Panasonic’s Imaging Division boss, Yosuke Yamane has expressed strong confidence in the L-Mount Alliance during an interview with Barney Britton of DPReview.com (see link below).
Mr Yamane sees a strong future for the Alliance: “With Leica and Sigma, we hope to be offering L-Mount cameras for ever. If you purchase a camera from another brand, you have to rely solely on that brand. But we are three, and because of that we can give our users the assurance that the L-Mount alliance is not going to disappear.”
He suggested that promoting the Alliance gives customers confidence in the long-term future. Such promotion could involve joint booths at trade shows and organising touch-and-try in-store events where products from all three manufacturers could be handled and compared.
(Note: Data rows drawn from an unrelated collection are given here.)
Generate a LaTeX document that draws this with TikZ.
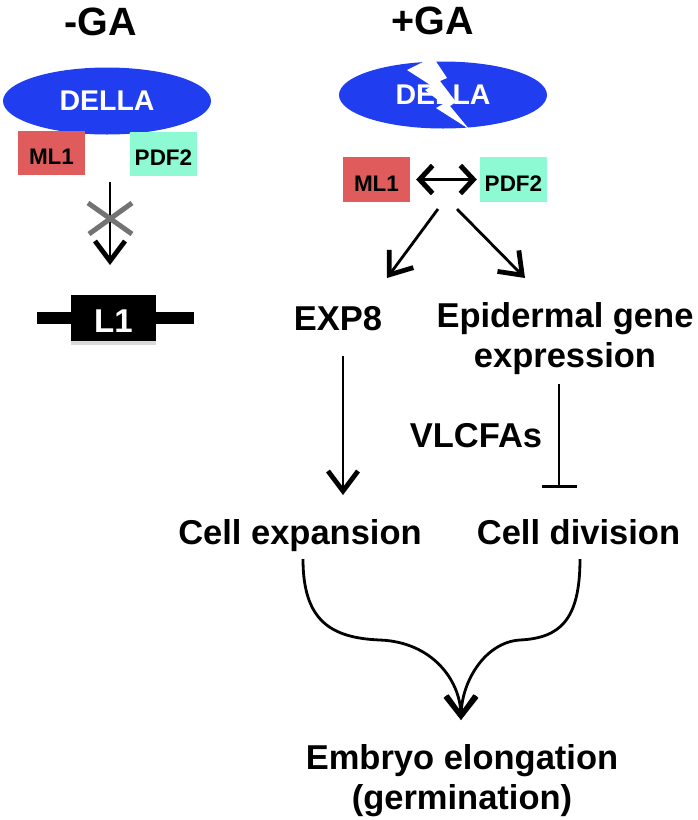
\documentclass[tikz,border=0pt]{standalone}
\usepackage{fontspec}
\setmainfont{Liberation Sans}
\usetikzlibrary{arrows.meta,shapes.geometric,shadows}
\definecolor{dellablue}{RGB}{32,62,240}
\definecolor{mlred}{RGB}{224,92,92}
\definecolor{pdfgreen}{RGB}{142,250,212}
\definecolor{xgray}{RGB}{115,115,115}
\begin{document}
\begin{tikzpicture}[x=1pt,y=-1pt,
  big/.style={font=\bfseries\fontsize{39.5}{44}\selectfont, inner sep=0pt, anchor=base},
  lbl/.style={font=\bfseries\fontsize{34.5}{40}\selectfont, inner sep=0pt, anchor=base},
  lbltwo/.style={font=\bfseries\fontsize{34.5}{40}\selectfont, inner sep=0pt, align=center},
  della/.style={ellipse, fill=dellablue, text=white, minimum width=208pt, minimum height=67pt, inner sep=0pt, font=\bfseries\fontsize{28.5}{32}\selectfont},
  protbox/.style={rectangle, minimum width=67pt, minimum height=44.5pt, inner sep=0pt, text height=23.5pt, text depth=0pt, font=\bfseries\fontsize{22.5}{26}\selectfont},
  arr/.style={line width=2.8pt, -{Straight Barb[length=20pt,width=30pt,line width=4.8pt]}},
  dbl/.style={line width=2.8pt, {Straight Barb[length=13pt,width=28pt,line width=5pt]}-{Straight Barb[length=13pt,width=28pt,line width=5pt]}},
  inh/.style={line width=2.8pt, -{Bar[width=35pt,line width=2.8pt]}},
  cross/.style={line width=5pt, draw=xgray}
]
\useasboundingbox (0,0) rectangle (697,820);

% ---------- -GA ----------
\node[big] (minusga) at (101,35) {-GA};
\node[della] (dellaL) at (107,101) {DELLA};
\node[protbox, fill=mlred] (mlL) at (51.5,153) {ML1};
\node[protbox, fill=pdfgreen] (pdfL) at (163.5,154) {PDF2};

\coordinate (blkA) at (110,182);
\coordinate (blkB) at (110,265);
\draw[arr] (blkA) -- (blkB);
\coordinate (xm) at (110,218);
\draw[cross] ([xshift=-22pt,yshift=15pt]xm) -- ([xshift=22pt,yshift=-16pt]xm);
\draw[cross] ([xshift=-21pt,yshift=-16pt]xm) -- ([xshift=22pt,yshift=15pt]xm);

\node[fill=black, minimum width=157pt, minimum height=12pt, inner sep=0pt] (geneline) at (115.5,318) {};
\node[fill=black, text=white, minimum width=85pt, minimum height=46pt, inner sep=0pt,
      text height=28.6pt, text depth=0pt, font=\bfseries\fontsize{33}{38}\selectfont,
      drop shadow={shadow xshift=0pt, shadow yshift=-4pt, opacity=0.3}] (l1) at (113.5,318) {L1};

% ---------- +GA ----------
\node[big] (plusga) at (432.5,34) {+GA};
\node[della] (dellaR) at (443,95) {DELLA};
\fill[white] (407,70) -- (433,57) -- (447,78) -- (440,81) -- (456,102) -- (450,106)
  -- (469,129) -- (436,108) -- (443,104) -- (425,90) -- (432,86) -- cycle;
\node[protbox, fill=mlred] (mlR) at (376.5,179.5) {ML1};
\node[protbox, fill=pdfgreen] (pdfR) at (513.5,179.5) {PDF2};
\draw[dbl] ([xshift=6pt]mlR.east) -- ([xshift=-3pt]pdfR.west);

\coordinate (fl) at (438,209);
\coordinate (fr) at (457,209);
\coordinate (tl) at (387,278);
\coordinate (tr) at (525,278);
\draw[arr] (fl) -- (tl);
\draw[arr] (fr) -- (tr);

\node[lbl] (exp8) at (338,330) {EXP8};
\node[lbltwo] (epi) at (565,339) {Epidermal gene\\expression};

\coordinate (e8b) at (343,356);
\coordinate (cet) at (343,495);
\draw[arr] (e8b) -- (cet);

\coordinate (epb) at (559,384);
\coordinate (cdt) at (559,488);
\draw[inh] (epb) -- (cdt);
\node[lbl] (vlcfa) at (476,447) {VLCFAs};

\node[lbl] (cellexp) at (300,544) {Cell expansion};
\node[lbl] (celldiv) at (578.5,544) {Cell division};

\coordinate (cel) at (303,559);
\coordinate (cdl) at (580,559);
\coordinate (tip) at (461,720);
\draw[arr] (cel) .. controls (303,620) and (330,638) .. (380,640)
  .. controls (432,642) and (460,680) .. (tip);
\draw[arr] (cdl) .. controls (580,620) and (560,638) .. (520,640)
  .. controls (486,642) and (462,680) .. (tip);

\node[lbltwo] (embryo) at (462,781) {Embryo elongation\\(germination)};
\end{tikzpicture}
\end{document}
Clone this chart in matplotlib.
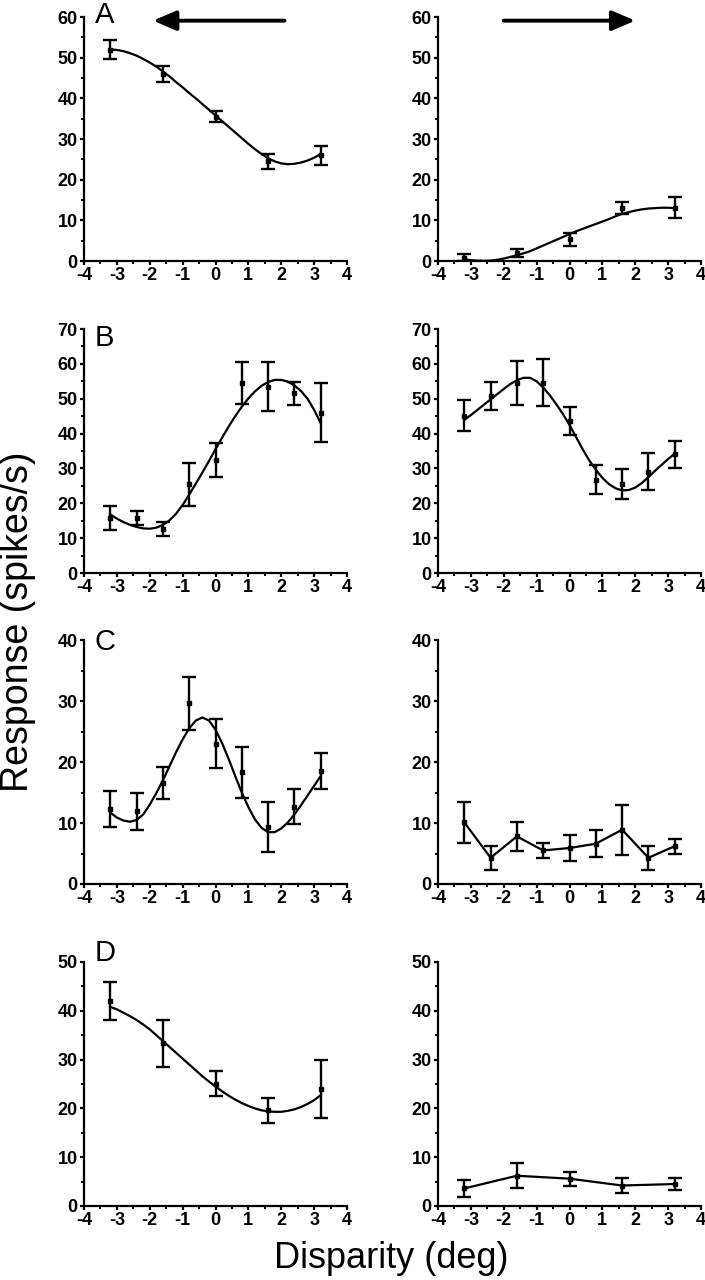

The members of the Alliance meet periodically to continue the relationship. At the moment, he said, the partners are discussing the wider issues of how to expand the L-Mount system and cooperating on detail such as changes to the communication protocol between cameras and lenses.
The Panasonic S1 and S1R full-frame bodies have been on the market for over a year and, according to Mr Yamane, have made an impressive debut. He claims that Panasonic has already taken a ten-percent share of the over-€3,000 global camera market and that this counts as a strong performance.
He also stated that the number of members of the L-Mount Alliance may increase in the future, something which I believe would reinforce the perceived benefit of the system to consumers.
Moving on to Panasonic’s other interchangeable lens system, Micro Four-Thirds, Mr Yamane felt that both systems complement one another. One advantage of MFT, he said, is the deep depth of field which is also good for video. This contrasts with the full-frame system which offers different advantages, particularly for stills photographers. The requirements of the two systems are different and Panasonic satisfies both.
He touched on the size and weight benefits of Micro Four-Thirds. Since full-frame sensors are four times the size of MFT, lenses also nees to be big in order to take full advantage of the larger format.
However, he conceded that some manufacturers are making very small lenses for the full-frame system and that this could lead to sacrificing lens quality to a certain extent. This means, he said, that such smaller lenses are not utilising the benefit of the full-frame sensor but, “when it comes to Micro Four-Thirds, we can fully utilise the benefits of the sensor and we believe that, as a combination, the overall quality of MFT can be very good”.
Panasonic has previously said that it will not develop an APS-C system and, while Mr Yamane didn’t entirely rule out a move in this direction, he confirmed that there are no current plans. He believes that a Panasonic APS-C system would overlap both the Micro Four Thirds and full-frame systems.
Mr Yamane’s positive view of the L-Mount Alliance mirrors similar confidence we have heard from Leica and Sigma. While Leica may have worried about cannibalisation, particularly following the introduction of much cheaper high-quality lenses such as those from Sigma, the benefits of cooperation — particularly in the confidence it gives to buyers — is an overall advantage.